Ese efecto de luz remarca el apodo de Marie, Casque d'or (Casco o yelmo de oro), quien, en realidad se llamaba Amelie Elie, ya que el argumento está inspirado en un suceso real que tuvo lugar entonces, en 1902, en los tiempos de la Belle Epoque, cuando los llamados apaches, con sus trajes y bombines, dominaban la delincuencia en París, en la zona de la calle de Cascades, lo que implicaba alianzas bajo mano con algunos representantes de la ley. Leca (Claude Dauphin) era su jefe, alguien sin escrúpulos ( como el depredador tratante de arte que encarna Lino Ventura en Los amantes de Montparnasse, al acecho de la muerte de Modigliani, porque sabe que muerto es cuando se venderán mejor sus cuadros). Leca es la corrupción tras una sonrisa tan afilada como las navajas que usan para dirimir las diferencias, como las pugnas por quien posee (ya que representa una propiedad de lujo; seña de distinción) la prostituta Marie. Pero si hay quien se deja llevar por la visceralidad, como Roland (William Sabatier), el secuaz que no acepta que Marie, primero, baile, y después, ame, a Manda, y desafíe a éste, pero de frente, los hay como Leca que utilizan estrategias más sibilinas, más traicioneras, porque también aspira a poseer a Marie ( hay que ver cómo usa la navaja cuando le vemos en la primera conversación con Marie, cuando se supone que tiene que amonestarla por dejar en mal lugar a su hombre por bailar con Manda, aunque lo que hace es echarle los tejos; o cómo roza con su dedo el cuello de Marie cuando le pregunta si ha decidido dejar a Roland).

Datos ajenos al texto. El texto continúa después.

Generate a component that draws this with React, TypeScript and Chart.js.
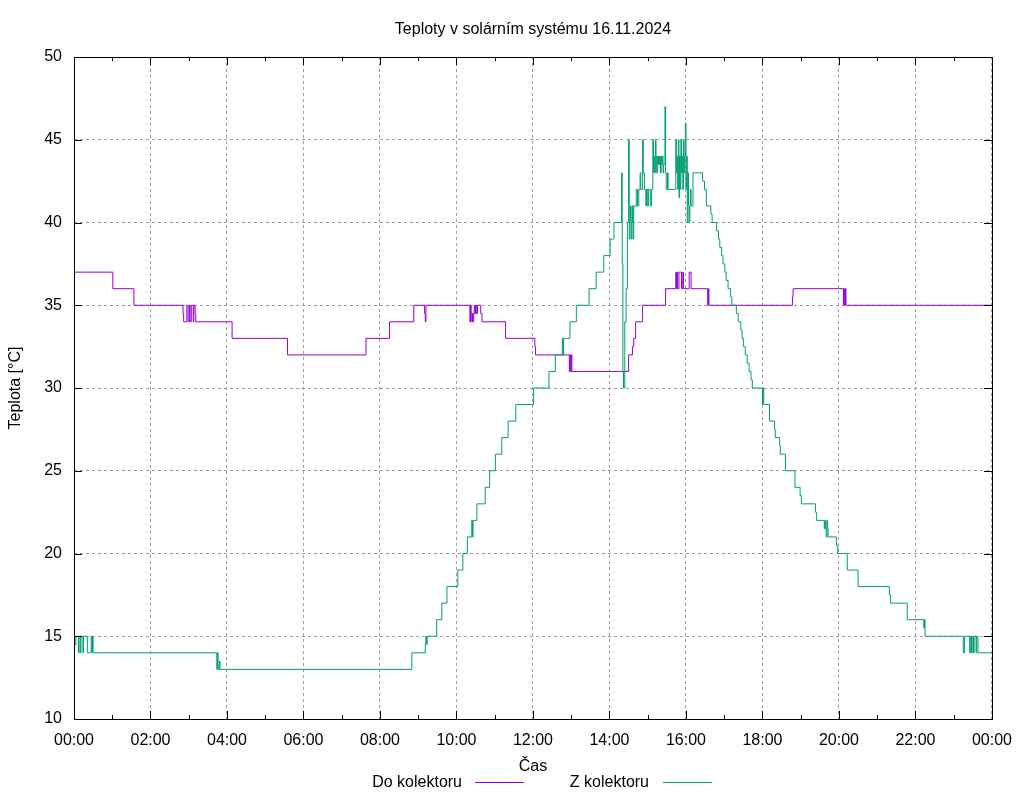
import { useEffect, useRef } from 'react';
import { Chart, registerables } from 'chart.js';

Chart.register(...registerables);

const TITLE = 'Teploty v solárním systému 16.11.2024';
const X_TITLE = 'Čas';
const Y_TITLE = 'Teplota [°C]';
const SERIES_NAMES = ['Do kolektoru', 'Z kolektoru'];
const SERIES_COLORS = ['#9400d3', '#009e73'];
const X_TICK_LABELS = ['00:00', '02:00', '04:00', '06:00', '08:00', '10:00', '12:00', '14:00', '16:00', '18:00', '20:00', '22:00', '00:00'];
const Y_TICK_VALUES = [10, 15, 20, 25, 30, 35, 40, 45, 50];

// time in minutes from midnight, value in °C (value holds from this time on)
const DO_TIMES = [
  0, 61, 94,
  171, 172, 177, 179, 181, 182, 184, 187, 188, 190, 191,
  248, 335, 458, 495, 533,
  550, 551, 552,
  621, 622, 623, 624, 625, 626, 627, 628, 629, 630, 631, 633, 638, 640,
  677, 723, 724,
  777, 778, 779, 780, 781,
  870, 876, 878, 881, 892,
  928, 944, 945, 946, 947, 949, 953, 955, 956, 965, 968,
  994, 995, 996,
  1127, 1128,
  1207, 1208, 1209, 1210, 1211,
  1440,
];
const DO_VALUES = [
  37, 36, 35,
  34.5, 34, 35, 34, 35, 34, 35, 34, 35, 34.5, 34,
  33, 32, 33, 34, 35,
  34.5, 34, 35,
  34, 35, 34.5, 34, 34.5, 34, 34.5, 35, 34.5, 35, 34.5, 35, 34.5, 34,
  33, 32.5, 32,
  31, 32, 31, 32, 31,
  32, 32.5, 33, 34, 35,
  36, 37, 36, 37, 36, 37, 36, 37, 36, 37, 36,
  35, 36, 35,
  35.5, 36,
  35, 36, 35, 36, 35,
  35,
];

const Z_TIMES = [
  0, 1, 3, 7, 8, 10, 11, 14, 15, 21, 27, 28, 29, 30,
  224, 225, 226, 228, 229,
  530, 551, 552, 553, 554,
  569, 577, 585, 602, 610, 617, 624, 625, 626, 632, 645, 652, 661, 671, 681, 693, 721,
  745, 755, 766, 767, 768, 778, 788, 808, 819, 831, 841, 847,
  859, 860, 861, 862, 864, 866, 868, 870, 871, 872, 873, 874, 875, 876, 877, 878,
  882, 884, 886, 888, 889, 892, 893, 895, 897, 898, 900, 901, 904, 906,
  908, 909, 910, 911, 912, 913, 914, 915, 916, 917, 918, 919, 920, 921, 922, 923, 924, 925,
  927, 928, 929, 931, 932,
  944, 945, 946, 947, 948, 949, 950, 951, 952, 953, 954, 955, 956, 957, 958, 959, 960,
  961, 962, 963, 964, 965, 966, 967, 968, 971,
  986, 989, 992, 999, 1001, 1008, 1011, 1013, 1016, 1018, 1021, 1023, 1026, 1030, 1032,
  1039, 1042, 1046, 1048, 1050, 1053, 1056, 1059, 1062, 1064,
  1080, 1081, 1082, 1091, 1099, 1100, 1107, 1108, 1116, 1131, 1139, 1141, 1163, 1165,
  1177, 1178, 1179, 1180, 1181, 1182, 1183, 1196, 1198, 1213, 1230, 1279, 1281, 1307,
  1333, 1334, 1335,
  1395, 1397, 1405, 1406, 1408, 1409, 1411, 1412, 1415, 1416, 1418,
  1440,
];
const Z_VALUES = [
  15, 14.5, 15, 14, 15, 14, 15, 14, 15, 14, 15, 14, 15, 14,
  13, 14, 13, 13.5, 13,
  14, 14.5, 15, 14.5, 15,
  16, 17, 18, 19, 20, 21, 22, 21, 22, 23, 24, 25, 26, 27, 28, 29, 30,
  31, 32, 33, 32, 33, 34, 35, 36, 37, 38, 39, 40,
  43, 37.5, 31, 30, 34, 36, 40, 45, 39, 40, 41, 39, 40, 41, 39, 41,
  42, 41, 42, 43, 42, 45, 43, 42, 41, 42, 41, 42, 41, 42,
  45, 43, 44, 43, 45, 44, 43, 44, 43.5, 44, 43.5, 44, 43, 44, 43.5, 44, 43, 43.5,
  47, 43, 42, 43, 42,
  45, 43, 44, 42, 45, 41.5, 44, 42, 45, 43, 44, 42, 45, 43, 44, 46, 42,
  44, 40, 43, 41, 40, 41, 42, 41, 43,
  42.5, 42, 41, 40.5, 40, 39.5, 39, 38.5, 38, 37.5, 37, 36.5, 36, 35.5, 35,
  34.5, 34, 33.5, 33, 32.5, 32, 31.5, 31, 30.5, 30,
  29, 30, 29, 28, 27.5, 27, 26.5, 26, 25, 24, 23.5, 23, 22.5, 22,
  21.5, 22, 21.5, 21, 22, 21.5, 21, 20.5, 20, 19, 18, 17.5, 17, 16,
  15.5, 16, 15,
  14, 15, 14, 15, 14, 15, 14, 15, 14, 15, 14,
  14,
];

const FONT_FAMILY = '"Liberation Sans", Arial, Helvetica, sans-serif';
const FONT_SIZE = 16;

const decorPlugin = {
  id: 'gnuplotDecor',
  afterDatasetsDraw(chart: any) {
    const { ctx, chartArea, scales } = chart;
    const { left, right, top, bottom } = chartArea;
    const x = scales.x;
    const y = scales.y;
    ctx.save();
    ctx.strokeStyle = '#000000';
    ctx.lineWidth = 1;
    ctx.setLineDash([]);
    ctx.beginPath();
    for (let h = 0; h <= 24; h++) {
      const px = Math.round(x.getPixelForValue(h * 60)) + 0.5;
      const len = h % 2 === 0 ? 8 : 4;
      ctx.moveTo(px, bottom);
      ctx.lineTo(px, bottom - len);
      ctx.moveTo(px, top);
      ctx.lineTo(px, top + len);
    }
    for (const v of Y_TICK_VALUES) {
      const py = Math.round(y.getPixelForValue(v)) + 0.5;
      ctx.moveTo(left, py);
      ctx.lineTo(left + 8, py);
      ctx.moveTo(right, py);
      ctx.lineTo(right - 8, py);
    }
    ctx.stroke();
    ctx.strokeRect(Math.round(left) + 0.5, Math.round(top) + 0.5, Math.round(right - left), Math.round(bottom - top));
    ctx.restore();
  },
  afterDraw(chart: any) {
    const { ctx, chartArea } = chart;
    const { left, right } = chartArea;
    ctx.save();
    ctx.fillStyle = '#000000';
    ctx.font = `${FONT_SIZE}px ${FONT_FAMILY}`;
    ctx.textBaseline = 'alphabetic';
    ctx.textAlign = 'center';
    ctx.fillText(TITLE, (left + right) / 2, 34);

    // legend (gnuplot style: text, then line sample)
    const entries = [
      { textRight: 462, lineX0: 475, lineX1: 524 },
      { textRight: 649, lineX0: 663, lineX1: 712 },
    ];
    entries.forEach((e, i) => {
      ctx.textAlign = 'right';
      ctx.fillStyle = '#000000';
      ctx.fillText(SERIES_NAMES[i], e.textRight, 787);
      ctx.strokeStyle = SERIES_COLORS[i];
      ctx.lineWidth = 1;
      ctx.beginPath();
      ctx.moveTo(e.lineX0, 782.5);
      ctx.lineTo(e.lineX1, 782.5);
      ctx.stroke();
    });
    ctx.restore();
  },
};

export default function App() {
  const canvasRef = useRef<HTMLCanvasElement | null>(null);

  useEffect(() => {
    document.body.style.margin = '0';
    document.body.style.overflow = 'hidden';
    const canvas = canvasRef.current;
    if (!canvas) return;

    const doData = DO_TIMES.map((t, i) => ({ x: t, y: DO_VALUES[i] }));
    const zData = Z_TIMES.map((t, i) => ({ x: t, y: Z_VALUES[i] }));

    const chart = new Chart(canvas, {
      type: 'line',
      data: {
        datasets: [
          {
            label: SERIES_NAMES[0],
            data: doData,
            borderColor: SERIES_COLORS[0],
            backgroundColor: SERIES_COLORS[0],
            borderWidth: 1,
            pointRadius: 0,
            stepped: true,
            fill: false,
            order: 1,
          },
          {
            label: SERIES_NAMES[1],
            data: zData,
            borderColor: SERIES_COLORS[1],
            backgroundColor: SERIES_COLORS[1],
            borderWidth: 1,
            pointRadius: 0,
            stepped: true,
            fill: false,
            order: 0,
          },
        ],
      },
      options: {
        animation: false,
        responsive: false,
        devicePixelRatio: 1,
        layout: { padding: { left: 0, right: 31, top: 57, bottom: 0 } },
        plugins: {
          legend: { display: false },
          title: { display: false },
          tooltip: { enabled: false },
        },
        scales: {
          x: {
            type: 'linear',
            min: 0,
            max: 1440,
            afterFit: (scale: any) => {
              scale.height = 81;
            },
            ticks: {
              stepSize: 120,
              autoSkip: false,
              maxRotation: 0,
              minRotation: 0,
              padding: 12,
              color: '#000000',
              font: { family: FONT_FAMILY, size: FONT_SIZE },
              callback: (value: any) => {
                const idx = Math.round(Number(value) / 120);
                return X_TICK_LABELS[idx] ?? '';
              },
            },
            grid: {
              color: '#a0a0a0',
              lineWidth: 1,
              drawTicks: false,
            },
            border: { display: false, dash: [3, 3] },
            title: {
              display: true,
              text: X_TITLE,
              color: '#000000',
              font: { family: FONT_FAMILY, size: FONT_SIZE },
              padding: { top: 0, bottom: 24 },
            },
          },
          y: {
            type: 'linear',
            min: 10,
            max: 50,
            afterFit: (scale: any) => {
              scale.width = 74;
            },
            ticks: {
              stepSize: 5,
              padding: 12,
              color: '#000000',
              font: { family: FONT_FAMILY, size: FONT_SIZE },
            },
            grid: {
              color: '#a0a0a0',
              lineWidth: 1,
              drawTicks: false,
            },
            border: { display: false, dash: [3, 3] },
            title: {
              display: true,
              text: Y_TITLE,
              color: '#000000',
              font: { family: FONT_FAMILY, size: FONT_SIZE },
              padding: { top: 6, bottom: 0 },
            },
          },
        },
      },
      plugins: [decorPlugin],
    });

    return () => {
      chart.destroy();
    };
  }, []);

  return (
    <div style={{ width: 1024, height: 800 }}>
      <canvas ref={canvasRef} width={1024} height={800} style={{ display: 'block' }} />
    </div>
  );
}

Son innumerables los momentos extraordinarios de esta obra que brilla tanto por su prodigiosa precisión, que extirpa lo accesorio, como por la lacerante poesía que va calando en la narración en su portentoso último tramo, todo un ballet de gestos, miradas y acciones que rasga las entrañas. Es difícil no resaltar la belleza de la amistad de Manda con el apache Raymond (Raymond Bussieres), con quien se reencuentra, tras seis años, en las primeras secuencias; exquisitas y elocuentes secuencias como aquella en la que Marie y Manda contemplan la boda en la iglesia (ese gesto de Manda mirándola a ella, con el mantillo en la cabeza, con el gesto resplandeciente observando el fuera de campo que quisiera protagonizar, el de la boda...); la alegría de Marie, al despertar tras su primera noche de amor, cuando se percata, por la ropa de él sobre la silla, que Manda no se ha marchado y, en cambio, su desesperación al despertar otro día y percatarse de que su ropa no está, con lo que comprende que ha ido a entregarse a la policía para así liberar a su amigo Raymond, delatado por Leca; la sublime secuencia de la ejecución del traidor y corrupto Leca, irónicamente en las dependencias de la policía, de una rasgante intensidad (que anhela convertirse en grito) que sólo encuentro parangonable en el cine de Peckinpah; o cómo el resplandor del citado bello primer plano de un amor a realizarse, de una mirada que admira al hombre que ama, y con el que va a hacer el amor por primera vez, se transforma en la secuencia final en el primer plano que lamenta la desaparición de su contraplano, ya convertido, irremisiblemente, en ausencia (cuando contempla desde la ventana de un hotel cómo es ejecutado con la guillotina). Celebremos lo sublime, como la muerte, la tragedia y la desolación, en la conclusión de la película, es contrarrestada con la evocación del momento de la sensación verdadera, la danza de un amor resplandeciente y excepcional que Marie y Manda vivieron fugazmente pero con envidiable plenitud.